Production of the Paccar MX engine for Kenworth and Peterbilt vehicles commenced at the Columbus, Mississippi factory with 10,000 orders already received.
"Industry sales above 15-tonnes in Western and Central Europe were 183,000 units in 2010, a 9 percent increase compared to 2009," said Harrie Schippers, DAF president. "In 2010, DAF achieved a market share of 15.2 percent in the above 15-tonne market, the highest share in its 82-year history. DAF is the market share leader in the United Kingdom, Netherlands, and Belgium. DAF is also the market share leader in the Central European above 15-tonne market, which was over 20,000 vehicles in 2010. These achievements reflect DAF's steady progress towards its medium term goal of 20 percent market share. It is estimated that industry sales in the above 15-tonne truck market in Europe in 2011 will be in a range of 220,000-240,000 units," said Schippers.
In North America, "Class 8 industry retail sales in the U.S. and Canada were 126,000 in 2010 compared to 108,000 in 2009, reflecting the slowly improving economy, which has been negatively impacted by high unemployment and low housing starts," said Dan Sobic, Paccar executive vice president. "Our customers' profitability is benefiting from continued increases in freight rates and volumes.
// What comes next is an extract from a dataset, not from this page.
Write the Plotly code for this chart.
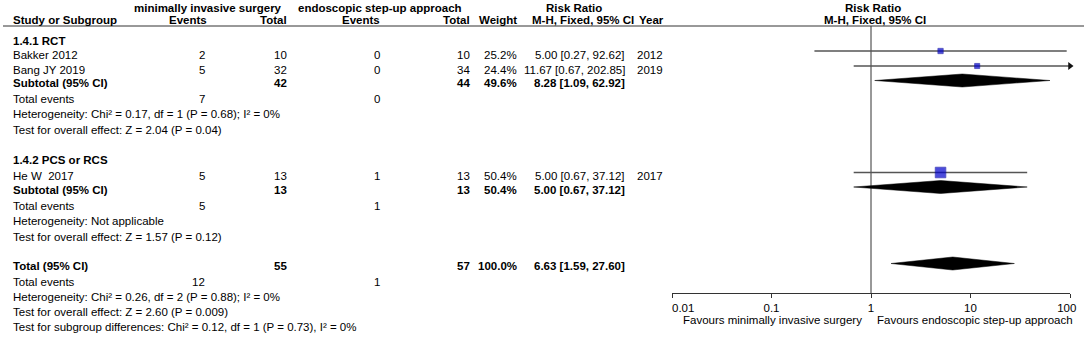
import plotly.graph_objects as go

# ---------------- data ----------------
studies = ["Bakker 2012", "Bang JY 2019", "He W\u00a0 2017"]
study_group = [0, 0, 1]
mis_events = [2, 5, 5]
mis_total = [10, 32, 13]
esu_events = [0, 0, 1]
esu_total = [10, 34, 13]
weights = [25.2, 24.4, 50.4]
rr = [5.00, 11.67, 5.00]
ci_lo = [0.27, 0.67, 0.67]
ci_hi = [92.62, 202.85, 37.12]
years = [2012, 2019, 2017]

groups = ["1.4.1 RCT", "1.4.2 PCS or RCS"]
grp_mis_total = [42, 13]
grp_esu_total = [44, 13]
grp_mis_events = [7, 5]
grp_esu_events = [0, 1]
grp_weight = [49.6, 50.4]
grp_rr = [8.28, 5.00]
grp_lo = [1.09, 0.67]
grp_hi = [62.92, 37.12]
grp_het = ["Heterogeneity: Chi² = 0.17, df = 1 (P = 0.68); I² = 0%",
           "Heterogeneity: Not applicable"]
grp_test = ["Test for overall effect: Z = 2.04 (P = 0.04)",
            "Test for overall effect: Z = 1.57 (P = 0.12)"]

tot_mis_total = 55
tot_esu_total = 57
tot_weight = 100.0
tot_rr = 6.63
tot_lo = 1.59
tot_hi = 27.60
tot_mis_events = 12
tot_esu_events = 1
tot_het = "Heterogeneity: Chi² = 0.26, df = 2 (P = 0.88); I² = 0%"
tot_test = "Test for overall effect: Z = 2.60 (P = 0.009)"
tot_sub = "Test for subgroup differences: Chi² = 0.12, df = 1 (P = 0.73), I² = 0%"

tick_vals = [0.01, 0.1, 1, 10, 100]
tick_labels = ["0.01", "0.1", "1", "10", "100"]
favours_left = "Favours minimally invasive surgery"
favours_right = "Favours endoscopic step-up approach"

# ---------------- layout constants ----------------
W, H = 1084, 338
FS = 11.5
FONT = "Arial, 'Liberation Sans', sans-serif"
AX_LO, AX_HI = 672, 1070
AXIS_Y = 293
TXT_OFF = 3.5

# row positions (mark y) for study / subtotal rows
study_y = [51, 66, 172.5]
grp_title_y = [41, 159.5]
grp_sub_y = [80.5, 187]
grp_ev_y = [98.5, 206]
grp_het_y = [113.5, 221]
grp_test_y = [129.5, 236.5]
tot_y = 263.5
tot_ev_y = 281.5
tot_het_y = 296.5
tot_test_y = 311.5
tot_sub_y = 326.5

X_LEFT = 13
X_EV1 = 205
X_TOT1 = 287
X_EV2 = 380
X_TOT2 = 470
X_WT = 517
X_CI = 625
X_YEAR = 637

ann = []


def txt(x, y, s, anchor="left", bold=False, color="black"):
    ann.append(dict(
        x=x / W, y=y, xref="paper", yref="y", text=(f"<b>{s}</b>" if bold else s),
        showarrow=False, xanchor=anchor, yanchor="middle", borderpad=0, borderwidth=0,
        font=dict(family=FONT, size=FS, color=color)))


# headers
txt(208, 8, "minimally invasive surgery", "center", True)
txt(380, 8, "endoscopic step-up approach", "center", True)
txt(574, 8, "Risk Ratio", "center", True)
txt(873, 8, "Risk Ratio", "center", True)
txt(X_LEFT, 20, "Study or Subgroup", "left", True)
txt(X_EV1 + 2, 20, "Events", "right", True)
txt(X_TOT1, 20, "Total", "right", True)
txt(X_EV2, 20, "Events", "right", True)
txt(X_TOT2, 20, "Total", "right", True)
txt(X_WT, 20, "Weight", "right", True)
txt(634, 20, "M-H, Fixed, 95% CI", "right", True)
txt(639, 20, "Year", "left", True)
txt(875, 20, "M-H, Fixed, 95% CI", "center", True)

# groups and studies
for g in range(len(groups)):
    txt(X_LEFT, grp_title_y[g], groups[g], "left", True)
    for i in range(len(studies)):
        if study_group[i] != g:
            continue
        y = study_y[i] + TXT_OFF
        txt(X_LEFT, y, studies[i])
        txt(X_EV1, y, str(mis_events[i]), "right")
        txt(X_TOT1, y, str(mis_total[i]), "right")
        txt(X_EV2, y, str(esu_events[i]), "right")
        txt(X_TOT2, y, str(esu_total[i]), "right")
        txt(X_WT, y, f"{weights[i]:.1f}%", "right")
        txt(X_CI, y, f"{rr[i]:.2f} [{ci_lo[i]:.2f}, {ci_hi[i]:.2f}]", "right")
        txt(X_YEAR, y, str(years[i]), "left")
    y = grp_sub_y[g] + 2.5
    txt(X_LEFT, y, "Subtotal (95% CI)", "left", True)
    txt(X_TOT1, y, str(grp_mis_total[g]), "right", True)
    txt(X_TOT2, y, str(grp_esu_total[g]), "right", True)
    txt(X_WT, y, f"{grp_weight[g]:.1f}%", "right", True)
    txt(X_CI, y, f"{grp_rr[g]:.2f} [{grp_lo[g]:.2f}, {grp_hi[g]:.2f}]", "right", True)
    txt(X_LEFT, grp_ev_y[g], "Total events")
    txt(X_EV1, grp_ev_y[g], str(grp_mis_events[g]), "right")
    txt(X_EV2, grp_ev_y[g], str(grp_esu_events[g]), "right")
    txt(X_LEFT, grp_het_y[g], grp_het[g])
    txt(X_LEFT, grp_test_y[g], grp_test[g])

y = tot_y + 2
txt(X_LEFT, y, "Total (95% CI)", "left", True)
txt(X_TOT1, y, str(tot_mis_total), "right", True)
txt(X_TOT2, y, str(tot_esu_total), "right", True)
txt(X_WT, y, f"{tot_weight:.1f}%", "right", True)
txt(X_CI, y, f"{tot_rr:.2f} [{tot_lo:.2f}, {tot_hi:.2f}]", "right", True)
txt(X_LEFT, tot_ev_y, "Total events")
txt(X_EV1, tot_ev_y, str(tot_mis_events), "right")
txt(X_EV2, tot_ev_y, str(tot_esu_events), "right")
txt(X_LEFT, tot_het_y, tot_het)
txt(X_LEFT, tot_test_y, tot_test)
txt(X_LEFT, tot_sub_y, tot_sub)

txt(862, 320, favours_left, "right")
txt(877, 320, favours_right, "left")

fig = go.Figure()
AXMAX = max(tick_vals)
AXMIN = min(tick_vals)

# reference line at RR = 1
fig.add_trace(go.Scatter(x=[1, 1], y=[26, AXIS_Y], mode="lines",
                         line=dict(color="#333333", width=1), hoverinfo="skip"))

# CI lines, squares, arrows
for i in range(len(studies)):
    lo = max(ci_lo[i], AXMIN)
    hi = min(ci_hi[i], AXMAX)
    fig.add_trace(go.Scatter(x=[lo, hi], y=[study_y[i]] * 2, mode="lines",
                             line=dict(color="#555555", width=1.4), hoverinfo="skip"))
    if ci_hi[i] > AXMAX:
        fig.add_trace(go.Scatter(x=[AXMAX], y=[study_y[i]], mode="markers", cliponaxis=False,
                                 marker=dict(symbol="triangle-right", size=7, color="#111111"),
                                 hoverinfo="skip"))
fig.add_trace(go.Scatter(x=rr, y=study_y, mode="markers",
                         marker=dict(symbol="square", size=[w * 0.21 for w in weights],
                                     color="#0000cc", line=dict(width=0.8, color="#0000a0")),
                         hoverinfo="skip"))

# diamonds
DH = 6.5
diam = [(grp_rr[g], grp_lo[g], grp_hi[g], grp_sub_y[g]) for g in range(len(groups))]
diam.append((tot_rr, tot_lo, tot_hi, tot_y))
for est, lo, hi, yc in diam:
    fig.add_trace(go.Scatter(x=[lo, est, hi, est, lo], y=[yc, yc - DH, yc, yc + DH, yc],
                             mode="lines", fill="toself", fillcolor="black",
                             line=dict(color="black", width=0.5), hoverinfo="skip"))

# header rule
shapes = [dict(type="line", xref="paper", yref="y", x0=3 / W, x1=1, y0=26, y1=26,
               line=dict(color="#333333", width=1))]

# end tick labels nudged inside the axis span, as in RevMan
NB = "\u00a0"
tick_text = list(tick_labels)
tick_text[0] = NB * 7 + tick_text[0]
tick_text[-1] = tick_text[-1] + NB * 2

fig.update_layout(
    width=W, height=H, margin=dict(l=0, r=0, t=0, b=0),
    paper_bgcolor="white", plot_bgcolor="rgba(0,0,0,0)", showlegend=False,
    annotations=ann, shapes=shapes,
    xaxis=dict(type="log", range=[-2, 2], domain=[AX_LO / W, AX_HI / W],
               anchor="free", position=1 - AXIS_Y / H, automargin=False,
               showline=True, linecolor="#333333", linewidth=1,
               ticks="outside", ticklen=4, tickcolor="#333333", tickwidth=1,
               tickvals=tick_vals, ticktext=tick_text, ticklabeloverflow="allow",
               tickfont=dict(family=FONT, size=FS, color="black"),
               showgrid=False, zeroline=False, fixedrange=True),
    yaxis=dict(range=[H, 0], domain=[0, 1], visible=False, showgrid=False,
               zeroline=False, fixedrange=True, automargin=False),
)

fig.write_html("out.html", config={"displayModeBar": False},
               post_script="document.body.style.margin='0';document.body.style.overflow='hidden';")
Industry retail sales in 2011 are expected to increase to a range of 180,000-200,000 vehicles, reflecting a continued economic recovery and the need to replace an aging truck population. This projected sales level is still below normal replacement demand of approximately 225,000 units," added Sobic.
Paccar's aftermarket parts sales continue to increase in all of its markets. Improving truck utilization and an aging North American truck fleet are generating higher levels of parts and service business.
"Paccar's aftermarket parts sales in North America and Australia achieved record revenue in 2010," said Darrin Siver, Paccar Parts general manager. A new distribution center was opened in Santiago, Chile in December to support Kenworth and DAF customers in South America.